▶ [What is expected] Your copy should hold exactly the lines from the one containing "Convert this chart to Apache ECharts code." to the one containing "const dash = [5,3];", inclusive, with no pictures.

▶ [Data supplied]
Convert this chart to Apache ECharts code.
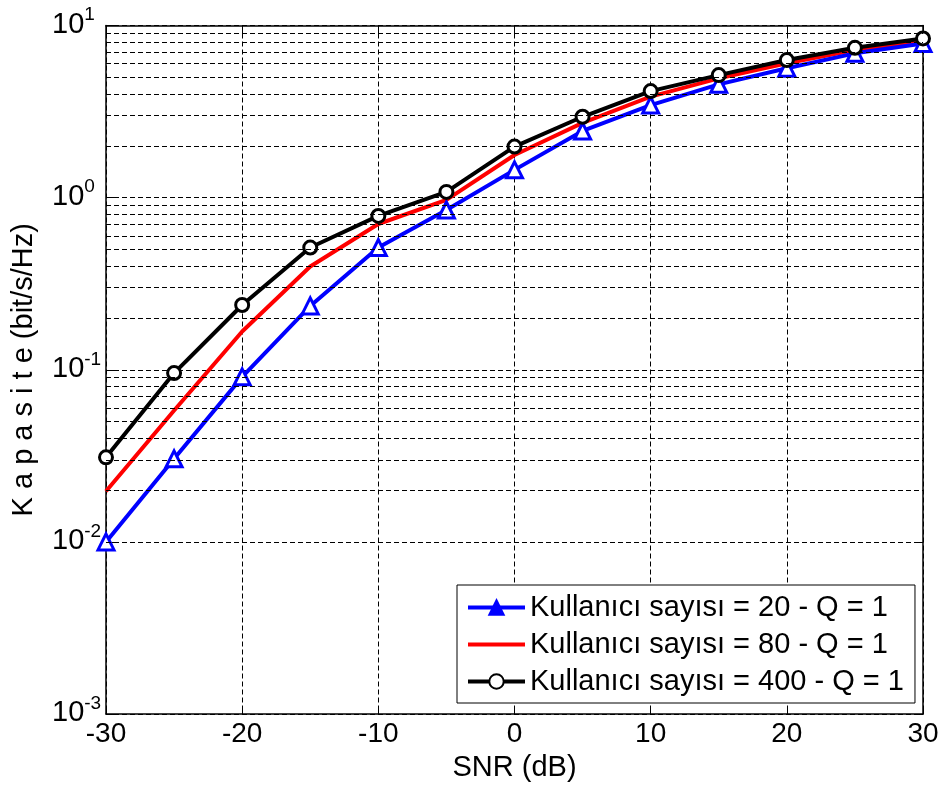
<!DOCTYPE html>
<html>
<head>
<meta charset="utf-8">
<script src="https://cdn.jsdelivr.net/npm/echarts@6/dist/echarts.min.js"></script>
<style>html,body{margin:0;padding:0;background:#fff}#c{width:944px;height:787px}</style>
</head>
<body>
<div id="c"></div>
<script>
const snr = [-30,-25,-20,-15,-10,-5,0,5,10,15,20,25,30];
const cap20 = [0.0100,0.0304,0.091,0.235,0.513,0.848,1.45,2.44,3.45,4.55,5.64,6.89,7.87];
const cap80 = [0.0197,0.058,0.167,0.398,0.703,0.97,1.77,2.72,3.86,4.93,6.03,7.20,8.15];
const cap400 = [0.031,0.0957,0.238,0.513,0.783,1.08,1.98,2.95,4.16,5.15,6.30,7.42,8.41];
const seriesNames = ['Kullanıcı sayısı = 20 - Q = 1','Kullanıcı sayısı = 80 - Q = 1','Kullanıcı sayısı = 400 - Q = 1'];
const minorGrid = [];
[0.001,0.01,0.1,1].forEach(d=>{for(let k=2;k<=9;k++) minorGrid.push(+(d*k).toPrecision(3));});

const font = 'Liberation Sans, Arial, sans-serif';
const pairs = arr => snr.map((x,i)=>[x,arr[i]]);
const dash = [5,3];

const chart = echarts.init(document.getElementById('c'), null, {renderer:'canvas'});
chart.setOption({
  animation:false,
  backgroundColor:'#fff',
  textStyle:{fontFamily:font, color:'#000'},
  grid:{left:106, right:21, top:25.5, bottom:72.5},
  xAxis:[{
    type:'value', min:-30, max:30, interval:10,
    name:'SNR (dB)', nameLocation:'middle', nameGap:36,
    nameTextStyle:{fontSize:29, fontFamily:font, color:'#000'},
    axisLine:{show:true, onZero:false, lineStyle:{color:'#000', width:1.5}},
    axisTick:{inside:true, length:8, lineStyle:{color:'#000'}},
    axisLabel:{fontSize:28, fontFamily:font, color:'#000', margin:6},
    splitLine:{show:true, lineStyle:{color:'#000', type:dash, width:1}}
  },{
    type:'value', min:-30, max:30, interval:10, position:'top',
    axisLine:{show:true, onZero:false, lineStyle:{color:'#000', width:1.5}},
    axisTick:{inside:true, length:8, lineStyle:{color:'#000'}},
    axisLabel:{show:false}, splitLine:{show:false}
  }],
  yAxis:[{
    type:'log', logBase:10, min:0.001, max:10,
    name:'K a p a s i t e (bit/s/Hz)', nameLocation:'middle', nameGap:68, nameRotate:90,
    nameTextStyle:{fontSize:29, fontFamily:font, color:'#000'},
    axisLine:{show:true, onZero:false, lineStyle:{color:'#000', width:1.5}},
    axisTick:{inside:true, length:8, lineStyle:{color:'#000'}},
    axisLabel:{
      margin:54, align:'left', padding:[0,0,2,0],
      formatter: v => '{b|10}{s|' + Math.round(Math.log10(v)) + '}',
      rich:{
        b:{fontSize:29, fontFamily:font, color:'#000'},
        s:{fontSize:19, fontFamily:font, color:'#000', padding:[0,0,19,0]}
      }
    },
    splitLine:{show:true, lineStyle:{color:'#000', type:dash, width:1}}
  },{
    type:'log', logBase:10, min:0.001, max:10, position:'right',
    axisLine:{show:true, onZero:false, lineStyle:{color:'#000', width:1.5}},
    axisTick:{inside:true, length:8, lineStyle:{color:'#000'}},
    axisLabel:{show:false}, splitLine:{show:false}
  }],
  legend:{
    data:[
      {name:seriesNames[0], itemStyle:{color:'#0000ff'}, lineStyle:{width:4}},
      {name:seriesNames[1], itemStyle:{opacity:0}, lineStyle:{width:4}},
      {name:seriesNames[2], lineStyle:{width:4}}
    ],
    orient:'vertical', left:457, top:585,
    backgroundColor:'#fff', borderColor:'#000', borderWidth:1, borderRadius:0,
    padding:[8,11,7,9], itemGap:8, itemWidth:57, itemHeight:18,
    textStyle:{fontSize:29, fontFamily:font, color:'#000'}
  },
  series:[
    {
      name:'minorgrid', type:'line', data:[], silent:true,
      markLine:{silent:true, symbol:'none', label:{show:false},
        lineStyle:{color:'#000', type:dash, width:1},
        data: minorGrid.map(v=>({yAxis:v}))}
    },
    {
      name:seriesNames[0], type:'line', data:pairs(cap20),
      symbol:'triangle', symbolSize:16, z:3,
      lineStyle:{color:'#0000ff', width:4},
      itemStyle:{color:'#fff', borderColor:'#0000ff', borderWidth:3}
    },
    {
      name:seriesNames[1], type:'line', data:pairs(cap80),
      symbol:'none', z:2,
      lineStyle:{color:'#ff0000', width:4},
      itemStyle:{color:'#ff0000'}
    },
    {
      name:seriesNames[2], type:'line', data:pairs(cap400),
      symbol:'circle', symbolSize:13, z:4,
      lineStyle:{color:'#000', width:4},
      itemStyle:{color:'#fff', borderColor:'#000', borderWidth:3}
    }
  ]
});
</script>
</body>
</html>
---
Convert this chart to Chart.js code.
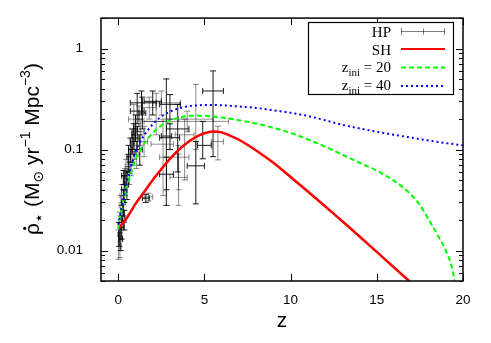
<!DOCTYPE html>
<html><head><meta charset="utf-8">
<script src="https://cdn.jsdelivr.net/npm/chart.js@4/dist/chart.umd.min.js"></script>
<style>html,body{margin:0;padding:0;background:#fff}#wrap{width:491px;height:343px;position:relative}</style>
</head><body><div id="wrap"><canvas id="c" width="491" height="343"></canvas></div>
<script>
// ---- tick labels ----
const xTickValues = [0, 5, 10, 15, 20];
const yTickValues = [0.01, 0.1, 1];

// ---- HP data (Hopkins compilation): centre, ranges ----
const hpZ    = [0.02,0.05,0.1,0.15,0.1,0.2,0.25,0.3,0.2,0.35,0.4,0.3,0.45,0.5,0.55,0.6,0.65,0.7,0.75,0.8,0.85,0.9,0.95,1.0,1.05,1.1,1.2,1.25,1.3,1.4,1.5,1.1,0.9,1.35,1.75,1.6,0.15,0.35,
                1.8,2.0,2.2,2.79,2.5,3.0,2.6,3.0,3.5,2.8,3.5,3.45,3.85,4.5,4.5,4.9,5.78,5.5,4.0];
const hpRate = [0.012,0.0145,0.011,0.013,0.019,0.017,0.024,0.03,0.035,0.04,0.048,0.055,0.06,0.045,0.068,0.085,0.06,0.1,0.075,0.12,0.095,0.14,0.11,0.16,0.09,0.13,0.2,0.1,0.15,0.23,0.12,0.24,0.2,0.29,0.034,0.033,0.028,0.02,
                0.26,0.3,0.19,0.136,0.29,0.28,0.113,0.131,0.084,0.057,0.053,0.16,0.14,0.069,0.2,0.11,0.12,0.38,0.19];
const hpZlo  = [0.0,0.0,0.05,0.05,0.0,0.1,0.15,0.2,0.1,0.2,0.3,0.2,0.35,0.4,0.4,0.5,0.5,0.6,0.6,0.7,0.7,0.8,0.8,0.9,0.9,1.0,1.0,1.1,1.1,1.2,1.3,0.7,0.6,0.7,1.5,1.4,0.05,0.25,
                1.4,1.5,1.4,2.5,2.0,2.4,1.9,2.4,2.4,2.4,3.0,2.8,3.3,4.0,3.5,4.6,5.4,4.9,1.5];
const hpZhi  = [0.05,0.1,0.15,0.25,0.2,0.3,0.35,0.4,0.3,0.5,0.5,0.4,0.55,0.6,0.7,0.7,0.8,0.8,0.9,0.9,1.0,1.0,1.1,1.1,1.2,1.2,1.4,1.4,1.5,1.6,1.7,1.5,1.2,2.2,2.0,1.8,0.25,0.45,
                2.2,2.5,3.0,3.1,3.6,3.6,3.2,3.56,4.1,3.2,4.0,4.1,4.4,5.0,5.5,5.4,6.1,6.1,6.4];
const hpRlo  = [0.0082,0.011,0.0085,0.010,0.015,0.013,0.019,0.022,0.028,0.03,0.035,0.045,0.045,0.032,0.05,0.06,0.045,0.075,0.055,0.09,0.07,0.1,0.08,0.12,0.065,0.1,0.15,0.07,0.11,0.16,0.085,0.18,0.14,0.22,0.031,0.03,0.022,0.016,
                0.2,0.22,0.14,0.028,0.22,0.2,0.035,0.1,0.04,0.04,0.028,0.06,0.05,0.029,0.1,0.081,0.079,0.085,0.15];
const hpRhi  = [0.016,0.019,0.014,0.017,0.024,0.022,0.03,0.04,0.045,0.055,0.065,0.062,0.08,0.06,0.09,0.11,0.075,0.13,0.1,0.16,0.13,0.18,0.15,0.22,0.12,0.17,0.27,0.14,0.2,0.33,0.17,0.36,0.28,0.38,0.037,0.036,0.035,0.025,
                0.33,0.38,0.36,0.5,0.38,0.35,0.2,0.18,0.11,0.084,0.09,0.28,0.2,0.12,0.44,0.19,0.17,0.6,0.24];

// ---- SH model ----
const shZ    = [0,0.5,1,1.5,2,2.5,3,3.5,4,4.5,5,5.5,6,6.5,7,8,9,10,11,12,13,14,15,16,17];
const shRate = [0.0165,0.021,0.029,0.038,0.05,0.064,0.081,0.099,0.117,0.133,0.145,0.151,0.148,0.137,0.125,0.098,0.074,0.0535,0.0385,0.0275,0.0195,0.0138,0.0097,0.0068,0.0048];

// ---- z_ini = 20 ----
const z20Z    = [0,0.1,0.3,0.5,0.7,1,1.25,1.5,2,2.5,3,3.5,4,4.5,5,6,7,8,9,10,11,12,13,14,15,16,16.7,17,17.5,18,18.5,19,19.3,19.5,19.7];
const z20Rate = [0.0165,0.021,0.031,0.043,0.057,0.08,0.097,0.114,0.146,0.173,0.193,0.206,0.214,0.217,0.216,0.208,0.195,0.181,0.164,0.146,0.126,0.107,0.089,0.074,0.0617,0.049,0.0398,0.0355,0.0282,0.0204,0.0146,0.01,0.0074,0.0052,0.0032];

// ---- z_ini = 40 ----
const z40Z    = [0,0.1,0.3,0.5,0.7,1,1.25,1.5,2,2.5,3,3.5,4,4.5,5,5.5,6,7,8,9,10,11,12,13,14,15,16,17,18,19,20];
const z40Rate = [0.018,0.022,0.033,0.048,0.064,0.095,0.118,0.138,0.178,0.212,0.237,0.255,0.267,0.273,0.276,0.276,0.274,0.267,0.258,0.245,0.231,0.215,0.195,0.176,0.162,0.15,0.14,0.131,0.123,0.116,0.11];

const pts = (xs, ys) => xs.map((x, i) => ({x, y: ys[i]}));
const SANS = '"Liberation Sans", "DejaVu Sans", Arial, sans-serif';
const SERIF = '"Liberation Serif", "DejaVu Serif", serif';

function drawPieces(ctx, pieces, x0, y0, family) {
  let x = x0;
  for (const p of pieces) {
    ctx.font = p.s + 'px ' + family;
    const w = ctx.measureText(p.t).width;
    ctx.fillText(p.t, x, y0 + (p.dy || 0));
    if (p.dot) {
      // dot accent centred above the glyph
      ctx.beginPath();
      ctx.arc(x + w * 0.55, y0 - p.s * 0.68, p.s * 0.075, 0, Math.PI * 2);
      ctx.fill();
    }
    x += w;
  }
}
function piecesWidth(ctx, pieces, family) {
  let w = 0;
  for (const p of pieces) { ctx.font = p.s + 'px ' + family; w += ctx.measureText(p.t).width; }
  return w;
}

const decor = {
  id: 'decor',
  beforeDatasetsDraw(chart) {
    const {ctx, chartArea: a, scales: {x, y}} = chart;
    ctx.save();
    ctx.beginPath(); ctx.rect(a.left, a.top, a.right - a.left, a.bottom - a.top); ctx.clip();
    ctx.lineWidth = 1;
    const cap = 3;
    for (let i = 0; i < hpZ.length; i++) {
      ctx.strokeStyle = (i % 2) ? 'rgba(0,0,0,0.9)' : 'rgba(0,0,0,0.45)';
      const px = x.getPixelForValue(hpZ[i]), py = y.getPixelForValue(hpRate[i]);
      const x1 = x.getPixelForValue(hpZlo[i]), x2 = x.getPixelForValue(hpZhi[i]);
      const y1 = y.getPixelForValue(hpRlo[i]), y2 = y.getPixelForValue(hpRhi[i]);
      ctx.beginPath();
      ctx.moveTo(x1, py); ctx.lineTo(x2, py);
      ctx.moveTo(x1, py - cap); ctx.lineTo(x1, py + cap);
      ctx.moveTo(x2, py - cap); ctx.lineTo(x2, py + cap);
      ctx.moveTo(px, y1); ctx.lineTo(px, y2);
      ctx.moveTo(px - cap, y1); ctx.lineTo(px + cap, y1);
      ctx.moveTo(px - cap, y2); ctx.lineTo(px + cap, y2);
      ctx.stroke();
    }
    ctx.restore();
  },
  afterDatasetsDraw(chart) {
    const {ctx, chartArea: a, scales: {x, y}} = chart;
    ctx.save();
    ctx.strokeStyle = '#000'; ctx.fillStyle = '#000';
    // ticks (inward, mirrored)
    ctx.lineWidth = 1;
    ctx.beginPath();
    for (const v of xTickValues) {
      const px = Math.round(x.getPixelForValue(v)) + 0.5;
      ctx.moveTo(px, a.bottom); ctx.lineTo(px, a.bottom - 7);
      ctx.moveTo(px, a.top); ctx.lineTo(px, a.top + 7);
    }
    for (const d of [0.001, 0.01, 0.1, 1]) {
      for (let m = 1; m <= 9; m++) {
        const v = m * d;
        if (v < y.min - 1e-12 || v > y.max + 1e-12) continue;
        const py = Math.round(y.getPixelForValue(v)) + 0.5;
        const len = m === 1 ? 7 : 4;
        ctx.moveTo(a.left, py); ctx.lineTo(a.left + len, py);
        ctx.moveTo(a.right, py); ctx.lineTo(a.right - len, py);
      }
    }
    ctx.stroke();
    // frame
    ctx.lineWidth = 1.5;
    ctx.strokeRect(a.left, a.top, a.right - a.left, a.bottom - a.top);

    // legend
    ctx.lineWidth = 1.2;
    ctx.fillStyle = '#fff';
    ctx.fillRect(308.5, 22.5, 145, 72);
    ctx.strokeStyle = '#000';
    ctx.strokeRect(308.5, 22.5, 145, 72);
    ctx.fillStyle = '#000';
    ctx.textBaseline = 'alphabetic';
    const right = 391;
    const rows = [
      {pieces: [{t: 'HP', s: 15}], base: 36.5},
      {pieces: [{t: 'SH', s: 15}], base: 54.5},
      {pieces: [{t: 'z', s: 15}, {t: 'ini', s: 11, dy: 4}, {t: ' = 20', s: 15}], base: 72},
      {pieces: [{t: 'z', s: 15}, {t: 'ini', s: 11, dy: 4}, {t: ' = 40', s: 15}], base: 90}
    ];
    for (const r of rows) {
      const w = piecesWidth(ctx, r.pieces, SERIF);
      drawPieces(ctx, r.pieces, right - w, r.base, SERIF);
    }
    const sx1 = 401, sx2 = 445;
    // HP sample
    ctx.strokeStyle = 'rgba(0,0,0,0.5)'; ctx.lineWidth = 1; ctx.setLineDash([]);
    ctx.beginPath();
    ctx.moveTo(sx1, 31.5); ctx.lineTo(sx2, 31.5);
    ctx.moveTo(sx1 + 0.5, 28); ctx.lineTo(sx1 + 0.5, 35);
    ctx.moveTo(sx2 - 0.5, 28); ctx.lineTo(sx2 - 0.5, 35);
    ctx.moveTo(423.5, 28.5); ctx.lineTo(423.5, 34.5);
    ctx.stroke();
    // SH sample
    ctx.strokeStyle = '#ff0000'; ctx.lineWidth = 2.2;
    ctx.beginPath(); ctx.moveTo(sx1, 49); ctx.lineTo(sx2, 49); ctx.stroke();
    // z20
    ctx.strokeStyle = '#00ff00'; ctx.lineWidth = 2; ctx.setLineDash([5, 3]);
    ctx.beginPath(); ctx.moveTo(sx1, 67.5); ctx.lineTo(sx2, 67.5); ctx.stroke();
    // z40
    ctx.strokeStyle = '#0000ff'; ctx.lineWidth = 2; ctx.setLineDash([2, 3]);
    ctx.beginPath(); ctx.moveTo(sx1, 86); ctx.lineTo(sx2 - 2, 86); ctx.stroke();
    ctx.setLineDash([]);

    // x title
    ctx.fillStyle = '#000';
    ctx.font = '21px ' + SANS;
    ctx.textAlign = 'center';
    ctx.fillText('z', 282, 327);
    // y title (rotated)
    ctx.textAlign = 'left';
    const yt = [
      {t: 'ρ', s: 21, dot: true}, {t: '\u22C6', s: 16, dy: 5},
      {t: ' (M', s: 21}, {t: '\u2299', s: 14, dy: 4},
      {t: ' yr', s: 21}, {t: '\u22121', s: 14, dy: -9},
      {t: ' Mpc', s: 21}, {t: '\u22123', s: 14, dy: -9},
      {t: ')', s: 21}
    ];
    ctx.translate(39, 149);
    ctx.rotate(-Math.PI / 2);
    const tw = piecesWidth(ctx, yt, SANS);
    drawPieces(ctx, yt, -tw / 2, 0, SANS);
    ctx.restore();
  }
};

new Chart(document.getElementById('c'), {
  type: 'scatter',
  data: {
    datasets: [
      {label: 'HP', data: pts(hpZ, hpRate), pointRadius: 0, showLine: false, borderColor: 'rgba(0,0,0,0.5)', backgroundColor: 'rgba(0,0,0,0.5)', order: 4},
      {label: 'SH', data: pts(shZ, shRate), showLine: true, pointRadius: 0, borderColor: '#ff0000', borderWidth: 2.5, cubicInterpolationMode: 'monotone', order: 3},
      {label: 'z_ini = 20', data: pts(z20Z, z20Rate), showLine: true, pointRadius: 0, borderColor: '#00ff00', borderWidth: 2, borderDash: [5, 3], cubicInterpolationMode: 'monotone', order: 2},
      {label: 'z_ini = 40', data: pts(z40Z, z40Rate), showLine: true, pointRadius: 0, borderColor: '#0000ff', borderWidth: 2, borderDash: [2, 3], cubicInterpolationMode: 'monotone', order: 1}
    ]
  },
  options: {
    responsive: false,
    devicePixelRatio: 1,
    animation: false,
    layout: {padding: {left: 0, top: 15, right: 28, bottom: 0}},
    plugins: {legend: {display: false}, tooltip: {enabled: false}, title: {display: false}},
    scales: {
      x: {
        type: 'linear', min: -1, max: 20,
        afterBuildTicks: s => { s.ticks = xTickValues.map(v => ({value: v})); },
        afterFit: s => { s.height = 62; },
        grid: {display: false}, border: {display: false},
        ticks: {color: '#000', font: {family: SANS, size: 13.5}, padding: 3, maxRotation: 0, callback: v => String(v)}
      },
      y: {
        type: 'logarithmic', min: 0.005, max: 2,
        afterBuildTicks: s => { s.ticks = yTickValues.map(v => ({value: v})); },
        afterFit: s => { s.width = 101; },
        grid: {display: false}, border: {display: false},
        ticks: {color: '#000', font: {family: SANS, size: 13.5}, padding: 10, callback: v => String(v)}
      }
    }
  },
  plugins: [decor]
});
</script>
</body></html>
--
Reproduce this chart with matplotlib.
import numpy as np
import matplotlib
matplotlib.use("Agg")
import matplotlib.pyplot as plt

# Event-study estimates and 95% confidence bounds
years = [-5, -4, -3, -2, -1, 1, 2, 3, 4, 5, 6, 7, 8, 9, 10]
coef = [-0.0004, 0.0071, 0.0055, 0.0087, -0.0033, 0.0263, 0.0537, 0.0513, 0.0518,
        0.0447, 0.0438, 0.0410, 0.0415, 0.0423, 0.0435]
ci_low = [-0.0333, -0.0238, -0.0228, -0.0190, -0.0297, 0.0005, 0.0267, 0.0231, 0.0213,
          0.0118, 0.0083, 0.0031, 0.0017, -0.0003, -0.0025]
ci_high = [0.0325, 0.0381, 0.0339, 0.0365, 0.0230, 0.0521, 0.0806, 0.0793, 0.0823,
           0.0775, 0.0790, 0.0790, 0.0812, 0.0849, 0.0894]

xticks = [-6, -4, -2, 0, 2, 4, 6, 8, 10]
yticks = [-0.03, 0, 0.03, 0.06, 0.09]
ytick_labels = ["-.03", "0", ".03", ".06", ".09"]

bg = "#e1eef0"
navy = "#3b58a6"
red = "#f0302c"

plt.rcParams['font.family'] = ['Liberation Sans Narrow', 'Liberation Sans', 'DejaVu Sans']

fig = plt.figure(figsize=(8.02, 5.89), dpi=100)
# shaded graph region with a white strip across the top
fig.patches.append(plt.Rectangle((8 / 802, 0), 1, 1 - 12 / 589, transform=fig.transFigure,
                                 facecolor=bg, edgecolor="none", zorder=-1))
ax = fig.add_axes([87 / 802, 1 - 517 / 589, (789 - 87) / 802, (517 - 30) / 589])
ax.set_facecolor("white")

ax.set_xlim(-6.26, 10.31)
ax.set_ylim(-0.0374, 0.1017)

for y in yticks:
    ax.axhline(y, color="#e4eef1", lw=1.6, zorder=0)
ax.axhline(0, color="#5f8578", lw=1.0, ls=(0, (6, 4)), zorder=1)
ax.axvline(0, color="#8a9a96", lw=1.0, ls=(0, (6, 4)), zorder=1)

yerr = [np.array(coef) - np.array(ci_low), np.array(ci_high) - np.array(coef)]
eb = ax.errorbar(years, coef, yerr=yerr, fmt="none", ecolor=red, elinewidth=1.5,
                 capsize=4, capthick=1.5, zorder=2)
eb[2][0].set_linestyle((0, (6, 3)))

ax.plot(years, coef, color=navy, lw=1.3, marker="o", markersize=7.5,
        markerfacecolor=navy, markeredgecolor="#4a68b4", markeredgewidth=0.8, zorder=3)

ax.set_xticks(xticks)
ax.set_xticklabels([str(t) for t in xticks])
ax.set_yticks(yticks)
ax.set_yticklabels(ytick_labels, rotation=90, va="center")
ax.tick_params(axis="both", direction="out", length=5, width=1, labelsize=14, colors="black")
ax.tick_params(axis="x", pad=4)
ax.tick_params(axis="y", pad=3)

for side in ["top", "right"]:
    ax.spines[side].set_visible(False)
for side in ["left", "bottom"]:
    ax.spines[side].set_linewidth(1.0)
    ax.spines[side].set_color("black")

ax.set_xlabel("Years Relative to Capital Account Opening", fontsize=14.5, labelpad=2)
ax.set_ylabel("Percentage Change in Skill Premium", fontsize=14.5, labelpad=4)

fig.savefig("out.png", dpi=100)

▶ [Solution for this problem]
Convert this chart to Apache ECharts code.
<!DOCTYPE html>
<html>
<head>
<meta charset="utf-8">
<script src="https://cdn.jsdelivr.net/npm/echarts@6/dist/echarts.min.js"></script>
<style>html,body{margin:0;padding:0;background:#fff}#c{width:944px;height:787px}</style>
</head>
<body>
<div id="c"></div>
<script>
const snr = [-30,-25,-20,-15,-10,-5,0,5,10,15,20,25,30];
const cap20 = [0.0100,0.0304,0.091,0.235,0.513,0.848,1.45,2.44,3.45,4.55,5.64,6.89,7.87];
const cap80 = [0.0197,0.058,0.167,0.398,0.703,0.97,1.77,2.72,3.86,4.93,6.03,7.20,8.15];
const cap400 = [0.031,0.0957,0.238,0.513,0.783,1.08,1.98,2.95,4.16,5.15,6.30,7.42,8.41];
const seriesNames = ['Kullanıcı sayısı = 20 - Q = 1','Kullanıcı sayısı = 80 - Q = 1','Kullanıcı sayısı = 400 - Q = 1'];
const minorGrid = [];
[0.001,0.01,0.1,1].forEach(d=>{for(let k=2;k<=9;k++) minorGrid.push(+(d*k).toPrecision(3));});

const font = 'Liberation Sans, Arial, sans-serif';
const pairs = arr => snr.map((x,i)=>[x,arr[i]]);
const dash = [5,3];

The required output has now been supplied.